DOHA (Arrahmah.com) – Menteri luar negeri Qatar Sheikh Muhammad bin Abdulrahman Al Thani menegaskan bahwa tidak ada ada solusi militer atas krisis diplomasi Arab Saudi dan negara itu.
“Tidak pernah ada solusi militer untuk masalah ini,” ungkap Sheikh Muhammad bin Abdulrahman Al Thani di Doha pada hari Kamis (8/6/2017), lansir Al Jazeera, Kamis (8/6/2017).
Dia juga menjelaskan bahwa kontingen tentara Turki yang akan dikirim ke Qatar adalah demi keamanan seluruh wilayah.

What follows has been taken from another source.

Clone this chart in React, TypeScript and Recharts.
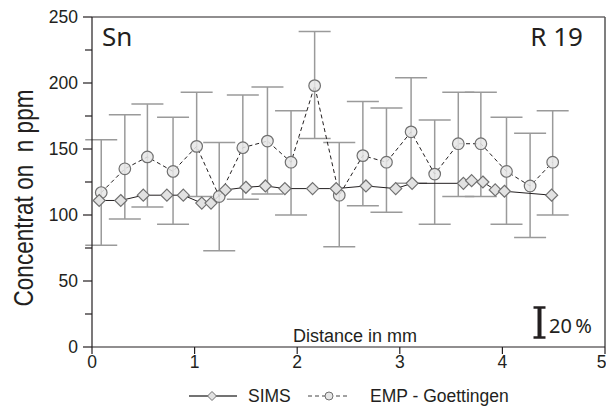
import { ComposedChart, Line, XAxis, YAxis, ErrorBar, ReferenceLine } from 'recharts'

// EMP - Goettingen (circles, dashed) with error bar limits
const empX = [0.09, 0.32, 0.54, 0.79, 1.02, 1.24, 1.47, 1.71, 1.94, 2.17, 2.41, 2.64, 2.87, 3.11, 3.34, 3.57, 3.79, 4.04, 4.27, 4.49]
const empY = [117, 135, 144, 133, 152, 114, 151, 156, 140, 198, 115, 145, 140, 163, 131, 154, 154, 133, 122, 140]
const empLow = [77, 97, 106, 93, 114, 73, 112, 116, 100, 158, 76, 107, 102, 124, 93, 114, 114, 93, 83, 100]
const empHigh = [157, 176, 184, 174, 193, 155, 191, 197, 179, 239, 155, 186, 181, 204, 172, 193, 193, 174, 162, 179]

// SIMS (diamonds, solid)
const simsX = [0.07, 0.28, 0.5, 0.73, 0.89, 1.07, 1.16, 1.3, 1.5, 1.69, 1.88, 2.15, 2.38, 2.67, 2.96, 3.12, 3.62, 3.7, 3.81, 3.93, 4.02, 4.48]
const simsY = [111, 111, 115, 115, 115, 109, 109, 119, 121, 122, 120, 120, 120, 122, 120, 124, 124, 126, 125, 119, 118, 115]

const xTicks = [0, 1, 2, 3, 4, 5]
const yTicks = [0, 25, 50, 75, 100, 125, 150, 175, 200, 225, 250]

const empData = empX.map((x, i) => ({ x, y: empY[i], err: [empY[i] - empLow[i], empHigh[i] - empY[i]] }))
const simsData = simsX.map((x, i) => ({ x, y: simsY[i] }))

const SANS = '"Liberation Sans", Arial, sans-serif'
const MYRIAD = '"Noto Sans", sans-serif'
const INK = '#231f20'

const Diamond = (p: any) => {
  const { cx, cy, index } = p
  const s = 6
  return (
    <path key={`d${index}`} d={`M${cx},${cy - s}L${cx + s},${cy}L${cx},${cy + s}L${cx - s},${cy}Z`}
      fill="#e2e2e2" stroke="#707070" strokeWidth={1.2} />
  )
}

const Circle = (p: any) => {
  const { cx, cy, index } = p
  return <circle key={`c${index}`} cx={cx} cy={cy} r={5.8} fill="#e6e6e6" fillOpacity={0.85} stroke="#707070" strokeWidth={1.2} />
}

const YTick = (props: any) => {
  const { x, y, payload } = props
  const major = payload.value % 50 === 0
  return (
    <g>
      <line x1={x - (major ? 9 : 7)} x2={x} y1={y} y2={y} stroke={INK} strokeWidth={1.2} />
      {major && (
        <text x={x - 14} y={y} dy="0.36em" textAnchor="end" fontSize={17.5} fontFamily={SANS} fill={INK}>
          {payload.value}
        </text>
      )}
    </g>
  )
}

export default function App() {
  return (
    <div style={{ position: 'absolute', left: 0, top: 0, width: 606, height: 408, background: '#fff' }}>
      <ComposedChart width={606} height={408} margin={{ top: 17, right: 1, bottom: 36, left: 0 }}>
        <XAxis
          type="number"
          dataKey="x"
          domain={[0, 5]}
          ticks={xTicks}
          allowDataOverflow
          height={25}
          tickSize={7}
          tickMargin={2}
          stroke={INK}
          strokeWidth={1.2}
          tick={{ fontSize: 17.5, fontFamily: SANS, fill: INK }}
        />
        <YAxis
          type="number"
          domain={[0, 250]}
          ticks={yTicks}
          allowDataOverflow
          width={92}
          tickLine={false}
          tickSize={0}
          tickMargin={0}
          stroke={INK}
          strokeWidth={1.2}
          interval={0}
          tick={<YTick />}
        />
        <ReferenceLine y={250} stroke={INK} strokeWidth={1.2} />
        <ReferenceLine x={5} stroke="#555" strokeWidth={1.5} />
        <Line
          data={empData}
          dataKey="y"
          type="linear"
          stroke={INK}
          strokeWidth={1}
          strokeDasharray="4 3"
          dot={Circle}
          isAnimationActive={false}
        >
          <ErrorBar dataKey="err" direction="y" width={16} stroke="#9a9a9a" strokeWidth={1.5} />
        </Line>
        <Line
          data={simsData}
          dataKey="y"
          type="linear"
          stroke={INK}
          strokeWidth={1}
          dot={Diamond}
          isAnimationActive={false}
        />
      </ComposedChart>

      <svg width={606} height={408} style={{ position: 'absolute', left: 0, top: 0, pointerEvents: 'none' }}>
        <text x={102} y={46} fontSize={26} fontFamily={MYRIAD} fill={INK}>Sn</text>
        <text x={583} y={46} fontSize={26} fontFamily={MYRIAD} fill={INK} textAnchor="end">R 19</text>
        <text x={417} y={342} fontSize={18} fontFamily={SANS} fill={INK} textAnchor="end">Distance in mm</text>

        {/* 20% scale bar */}
        <line x1={539.5} x2={539.5} y1={307} y2={338} stroke={INK} strokeWidth={4} />
        <line x1={533.5} x2={545.5} y1={307.5} y2={307.5} stroke={INK} strokeWidth={2.5} />
        <line x1={533.5} x2={545.5} y1={337.5} y2={337.5} stroke={INK} strokeWidth={2.5} />
        <text x={549} y={333} fontSize={20} fontFamily={MYRIAD} fill={INK} style={{ whiteSpace: 'pre' }}>{'20\u2009%'}</text>

        <text transform="translate(33,198) rotate(-90)" textAnchor="middle" fontSize={28} fontFamily={SANS} fill={INK}
          textLength={217} lengthAdjust="spacingAndGlyphs" style={{ whiteSpace: 'pre' }}>
          {'Concentrat on  n ppm'}
        </text>

        {/* legend */}
        <line x1={189} x2={237} y1={396} y2={396} stroke="#444" strokeWidth={1.3} />
        <path d="M212,391.5L216.5,396L212,400.5L207.5,396Z" fill="#e2e2e2" stroke="#707070" strokeWidth={1} />
        <text x={248} y={402} fontSize={17.5} fontFamily={SANS} fill={INK}>SIMS</text>
        <line x1={308} x2={350} y1={396} y2={396} stroke="#444" strokeWidth={1} strokeDasharray="4 3" />
        <circle cx={329} cy={396} r={4} fill="#e6e6e6" stroke="#707070" strokeWidth={1} />
        <text x={370} y={402} fontSize={17.5} fontFamily={SANS} fill={INK}>EMP - Goettingen</text>
      </svg>
    </div>
  )
}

Hal ini disampaikan beberapa hari setelah Bahrain, Arab Saudi, Mesir, UEA dan beberapa negara lainnya memutuskan hubungan dengan Qatar.

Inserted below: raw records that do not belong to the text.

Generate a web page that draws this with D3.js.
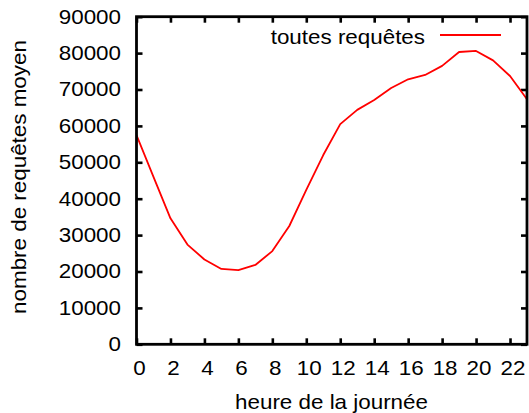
<!DOCTYPE html>
<html>
<head>
<meta charset="utf-8">
<script src="https://cdn.jsdelivr.net/npm/d3@7"></script>
<style>
  html, body { margin: 0; padding: 0; background: #fff; }
  svg { display: block; }
  text { font-family: "Liberation Sans", Arial, Helvetica, sans-serif; font-size: 20px; fill: #000; }
</style>
</head>
<body>
<svg id="chart" width="529" height="413"></svg>
<script>
// ---- data ----
const hours = [0,1,2,3,4,5,6,7,8,9,10,11,12,13,14,15,16,17,18,19,20,21,22,23];
const requests = [57500, 46000, 34600, 27400, 23300, 20700, 20400, 21800, 25600, 32500, 42400, 52000,
                  60500, 64400, 67100, 70400, 72800, 74000, 76500, 80300, 80600, 78000, 73700, 67300];
const xTicks = [0,2,4,6,8,10,12,14,16,18,20,22];
const yTicks = [0,10000,20000,30000,40000,50000,60000,70000,80000,90000];
const seriesName = "toutes requêtes";
const xTitle = "heure de la journée";
const yTitle = "nombre de requêtes moyen";

// ---- layout ----
const L = 136.5, R = 527, T = 16.7, B = 344.3;
const SX = 1.12; // horizontal stretch of glyphs
const svg = d3.select("#chart");
const x = d3.scaleLinear().domain([0, 23]).range([L, R]);
const y = d3.scaleLinear().domain([0, 90000]).range([B, T]);

const tickLen = 6;
const ax = svg.append("g");
// bottom ticks (inward)
ax.append("g").attr("transform", `translate(0,${B})`)
  .call(d3.axisTop(x).tickValues(xTicks).tickSize(tickLen).tickFormat(""))
  .call(g => g.select(".domain").remove());
// top ticks mirrored
ax.append("g").attr("transform", `translate(0,${T})`)
  .call(d3.axisBottom(x).tickValues(xTicks).tickSize(tickLen).tickFormat(""))
  .call(g => g.select(".domain").remove());
// left ticks inward
ax.append("g").attr("transform", `translate(${L},0)`)
  .call(d3.axisRight(y).tickValues(yTicks).tickSize(tickLen).tickFormat(""))
  .call(g => g.select(".domain").remove());
// right ticks mirrored
ax.append("g").attr("transform", `translate(${R},0)`)
  .call(d3.axisLeft(y).tickValues(yTicks).tickSize(tickLen).tickFormat(""))
  .call(g => g.select(".domain").remove());
ax.selectAll(".tick line").attr("stroke", "#000").attr("stroke-width", 2.6);

// tick labels
svg.append("g").selectAll("text").data(xTicks).join("text")
  .attr("transform", d => `translate(${x(d) + 3},375) scale(${SX},1)`)
  .attr("text-anchor", "middle")
  .text(d => d);
svg.append("g").selectAll("text").data(yTicks).join("text")
  .attr("transform", d => `translate(121,${y(d) + 6.8}) scale(${SX},1)`)
  .attr("text-anchor", "end")
  .text(d => d);

// series line
const line = d3.line().x((d, i) => x(hours[i])).y(d => y(d));
svg.append("defs").append("clipPath").attr("id", "clip")
  .append("rect").attr("x", L).attr("y", T).attr("width", R - L).attr("height", B - T);
svg.append("path")
  .datum(requests)
  .attr("clip-path", "url(#clip)")
  .attr("fill", "none")
  .attr("stroke", "#ff0000")
  .attr("stroke-width", 1.8)
  .attr("stroke-linejoin", "round")
  .attr("d", line);

// border
svg.append("rect")
  .attr("x", L).attr("y", T).attr("width", R - L).attr("height", B - T)
  .attr("fill", "none").attr("stroke", "#000").attr("stroke-width", 2.8);

// legend
svg.append("text")
  .attr("transform", `translate(425,43.5) scale(${SX},1)`)
  .attr("text-anchor", "end")
  .text(seriesName);
svg.append("line")
  .attr("x1", 440).attr("x2", 501).attr("y1", 35).attr("y2", 35)
  .attr("stroke", "#ff0000").attr("stroke-width", 1.8);

// axis titles
svg.append("text")
  .attr("transform", `translate(331.5,409) scale(${SX},1)`)
  .attr("text-anchor", "middle")
  .text(xTitle);
svg.append("text")
  .attr("transform", `translate(26,177) rotate(-90) scale(${SX},1)`)
  .attr("text-anchor", "middle")
  .text(yTitle);
</script>
</body>
</html>
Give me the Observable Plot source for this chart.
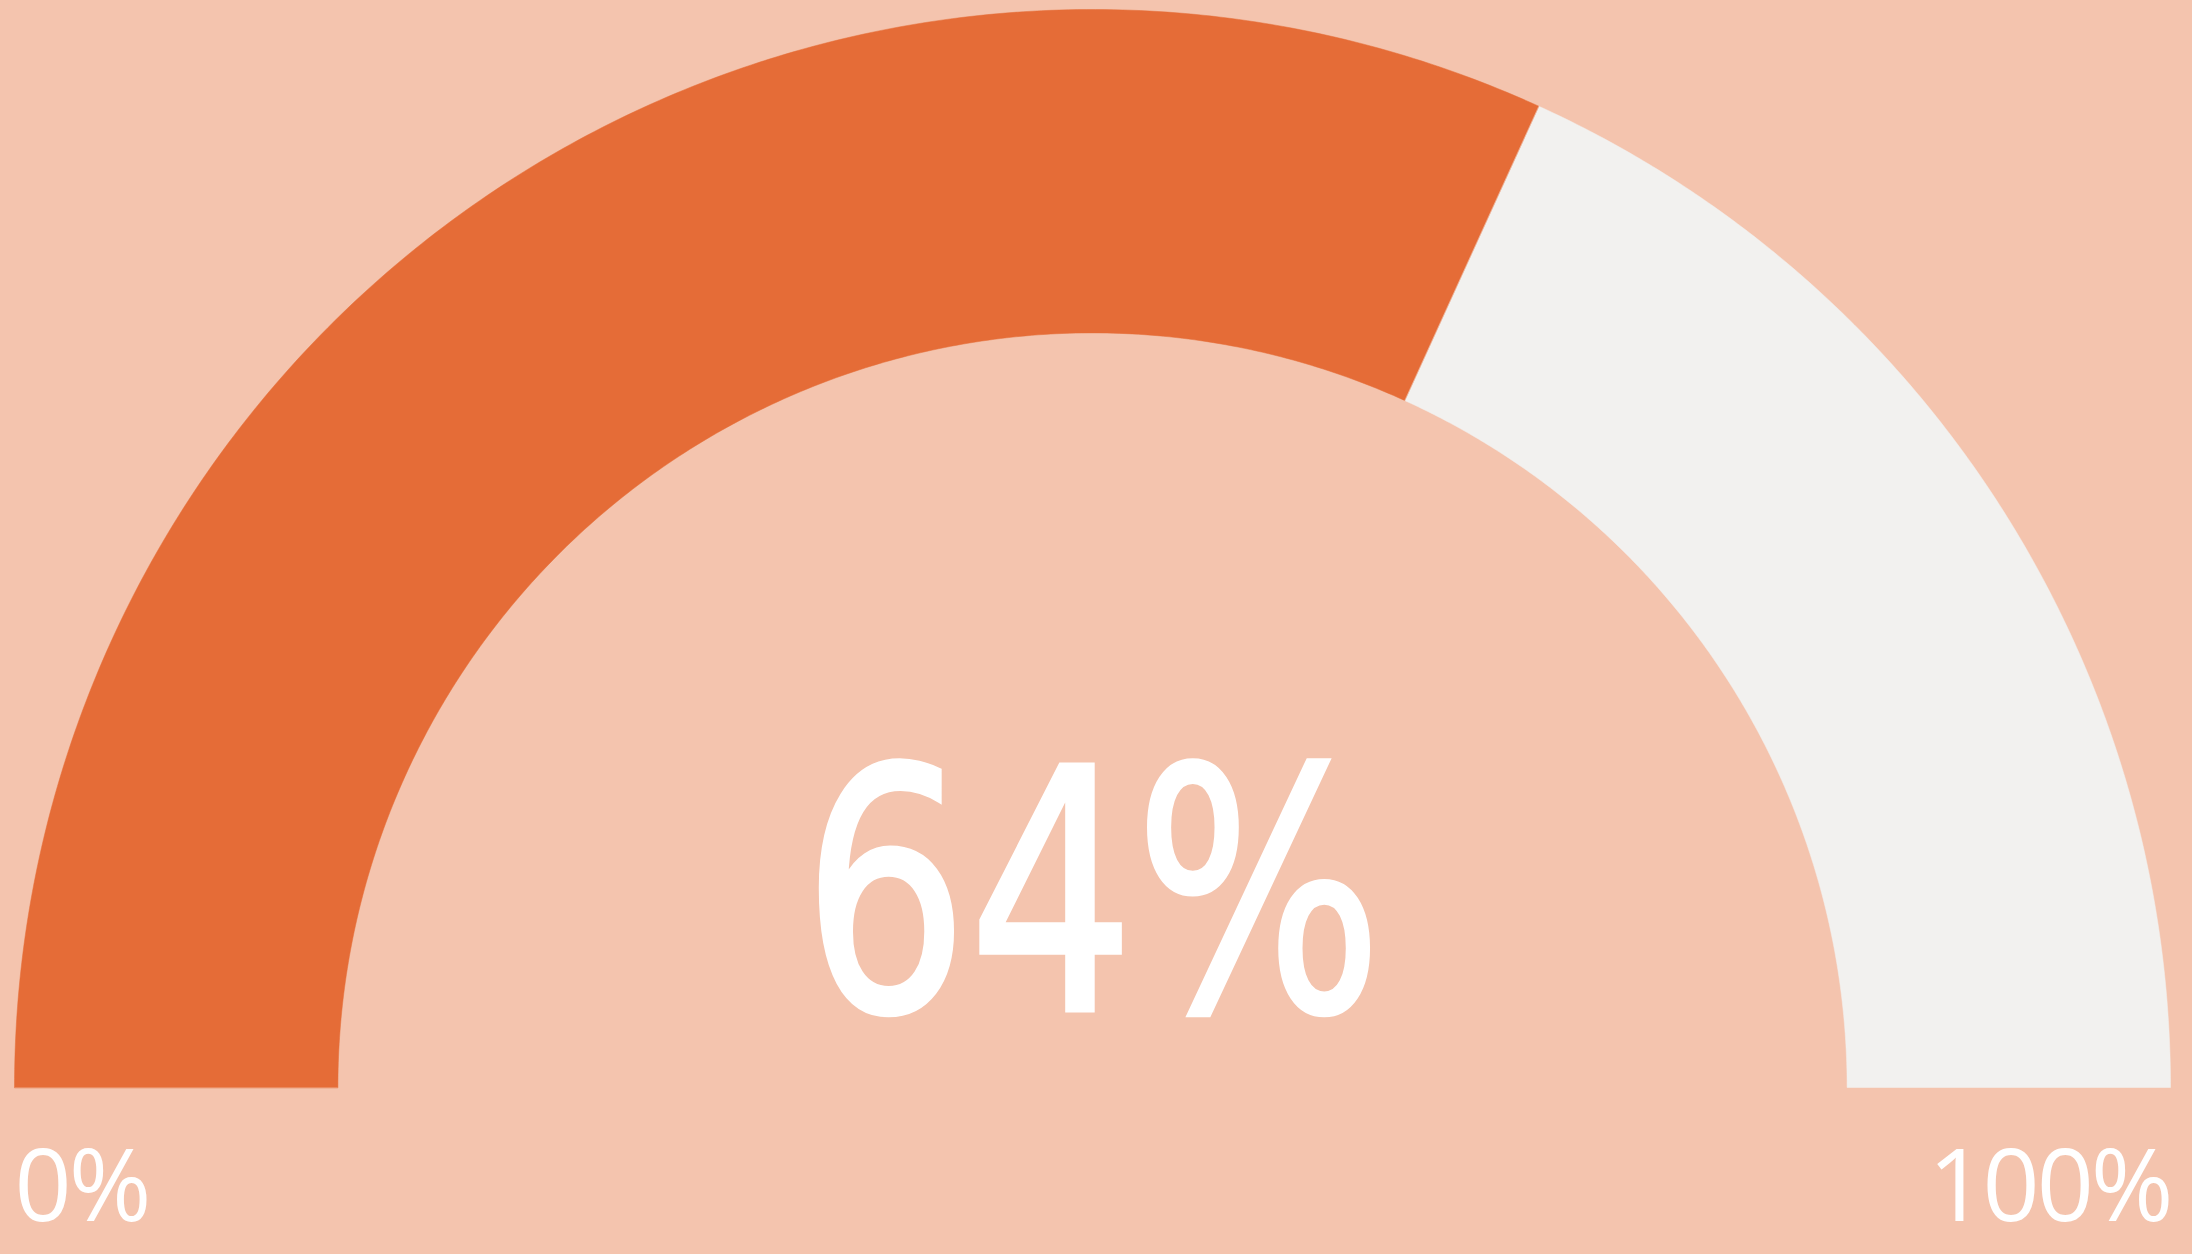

Mereka menuding Qatar mendukung kelompok bersenjata dan rival regional mereka, Iran. Qatar menyebut tuduhan tersebut tidak berdasar.

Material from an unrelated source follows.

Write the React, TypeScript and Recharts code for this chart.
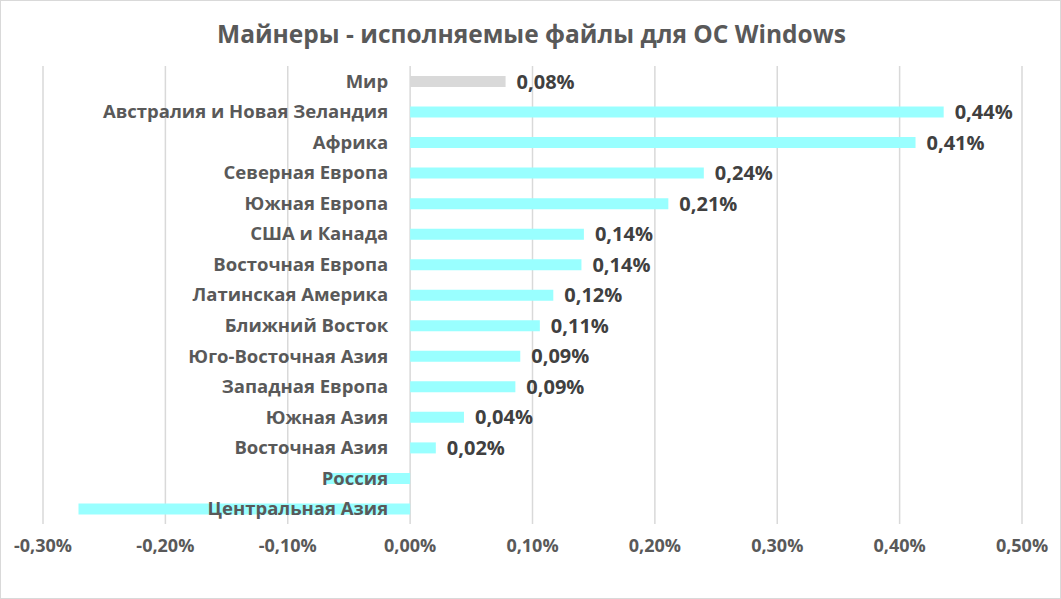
import { BarChart, Bar, XAxis, YAxis, CartesianGrid, Cell, LabelList } from 'recharts';

// Регионы сверху вниз, как на картинке
const regions = [
  'Мир',
  'Австралия и Новая Зеландия',
  'Африка',
  'Северная Европа',
  'Южная Европа',
  'США и Канада',
  'Восточная Европа',
  'Латинская Америка',
  'Ближний Восток',
  'Юго-Восточная Азия',
  'Западная Европа',
  'Южная Азия',
  'Восточная Азия',
  'Россия',
  'Центральная Азия',
];

// доля, в процентах
const shares = [
  0.078, 0.436, 0.413, 0.240, 0.211, 0.142, 0.140, 0.117, 0.106, 0.090, 0.086, 0.044, 0.021, -0.069, -0.271,
];

const xTicks = [-0.3, -0.2, -0.1, 0, 0.1, 0.2, 0.3, 0.4, 0.5];

const W = 1061;
const H = 599;
const M = { top: 66, right: 39, bottom: 35, left: 42 };
const YW = 1;
const DOMAIN: [number, number] = [-0.3, 0.5];
const FONT = '"Open Sans", "Noto Sans", sans-serif';

const fmt = (v: number) => `${v.toFixed(2).replace('.', ',')}%`;

// позиция нуля по оси X — туда прижимаются подписи категорий
const plotLeft = M.left + YW;
const zeroX = plotLeft + ((0 - DOMAIN[0]) / (DOMAIN[1] - DOMAIN[0])) * (W - plotLeft - M.right);

const data = regions.map((name, i) => ({ name, value: shares[i] }));

const renderCategoryTick = (props: any) => {
  const { y, payload } = props;
  return (
    <text
      key={payload.value}
      x={zeroX - 22}
      y={y}
      dy="0.35em"
      textAnchor="end"
      fill="#595959"
      fontSize={18.5}
      fontWeight={700}
      fontFamily={FONT}
    >
      {payload.value}
    </text>
  );
};

export default function App() {
  return (
    <div
      style={{
        position: 'absolute',
        left: 0,
        top: 0,
        width: W,
        height: H,
        background: '#fff',
        border: '1px solid #d9d9d9',
        boxSizing: 'border-box',
      }}
    >
      <div
        style={{
          position: 'absolute',
          left: 0,
          top: 16,
          width: W,
          textAlign: 'center',
          fontFamily: FONT,
          fontWeight: 700,
          fontSize: 24.5,
          color: '#595959',
        }}
      >
        Майнеры - исполняемые файлы для ОС Windows
      </div>
      <div style={{ position: 'absolute', left: -1, top: -1 }}>
        <BarChart width={W} height={H} data={data} layout="vertical" margin={M}>
          <CartesianGrid horizontal={false} stroke="#d9d9d9" strokeWidth={1.5} />
          <XAxis
            type="number"
            domain={DOMAIN}
            ticks={xTicks}
            tickFormatter={fmt}
            axisLine={false}
            tickLine={false}
            height={40}
            tickMargin={9}
            tick={{ fill: '#595959', fontSize: 18, fontWeight: 700, fontFamily: FONT }}
            allowDataOverflow
          />
          <Bar dataKey="value" barSize={11} isAnimationActive={false}>
            {data.map((d, i) => (
              <Cell key={d.name} fill={i === 0 ? '#d9d9d9' : '#99ffff'} />
            ))}
            <LabelList
              dataKey="value"
              position="right"
              offset={11}
              formatter={(v: any) => (v > 0 ? fmt(v) : '')}
              fill="#404040"
              fontSize={20}
              fontWeight={700}
              fontFamily={FONT}
            />
          </Bar>
          <YAxis
            type="category"
            dataKey="name"
            width={YW}
            axisLine={false}
            tickLine={false}
            interval={0}
            tick={renderCategoryTick}
          />
        </BarChart>
      </div>
    </div>
  );
}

Pada kesempatan itu, Sheikh Muhammad bin Abdulrahman Al Thani Qatar juga menegaskan bahwa pihaknya tidak akan pernah menyerah pada tekanan yang diterapkan oleh negara-negara tetangga Arab dan tidak akan mengubah kebijakan luar negerinya untuk menyelesaikan perselisihan yang telah menempatkan wilayah ini pada sisi yang buruk.
“Kami belum siap untuk menyerah, dan tidak akan pernah siap untuk menyerah, ini independensi kebijakan luar negeri kami,” tandasnya.
Namun, dia menegaskan bahwa masalah ini bisa diselesaikan dengan cara damai.
Sebelumnya pada Rabu (7/6), Menlu Saudi Adel al-Jubeir, saat berbicara di Jerman, mengatakan bahwa Qatar adalah negara saudara dan langkah-langkah penghukuman terhadapnya adalah usaha yang bermaksud baik untuk menghentikan dukungannya terhadap “ekstremisme”. Ini adalah hal yang “sangat menyakitkan” bahwa tindakan terhadap Qatar harus diambil, ungkapnya.
“Kami melihat Qatar sebagai negara saudara, sebagai mitra,” katanya dalam sebuah konferensi pers bersama dengan menlu Jerman Jerman Sigmar Gabriel.
Menlu Jerman Sigmar Gabriel sendiri menyebut Presiden AS Donald Trump turut memicu krisis di Timur Tengah dan mempertaruhkan perlombaan senjata baru. AS baru-baru ini menyepakati perdagangan senjata dengan Arab Saudi.
“Kontrak militer raksasa Presiden Trump baru-baru ini dengan monarki di Teluk telah meningkatkan risiko spiral perdagangan senjata baru,” ungkap Gabriel dalam wawancara yang dirilis hari Rabu (7/6), lansir DW.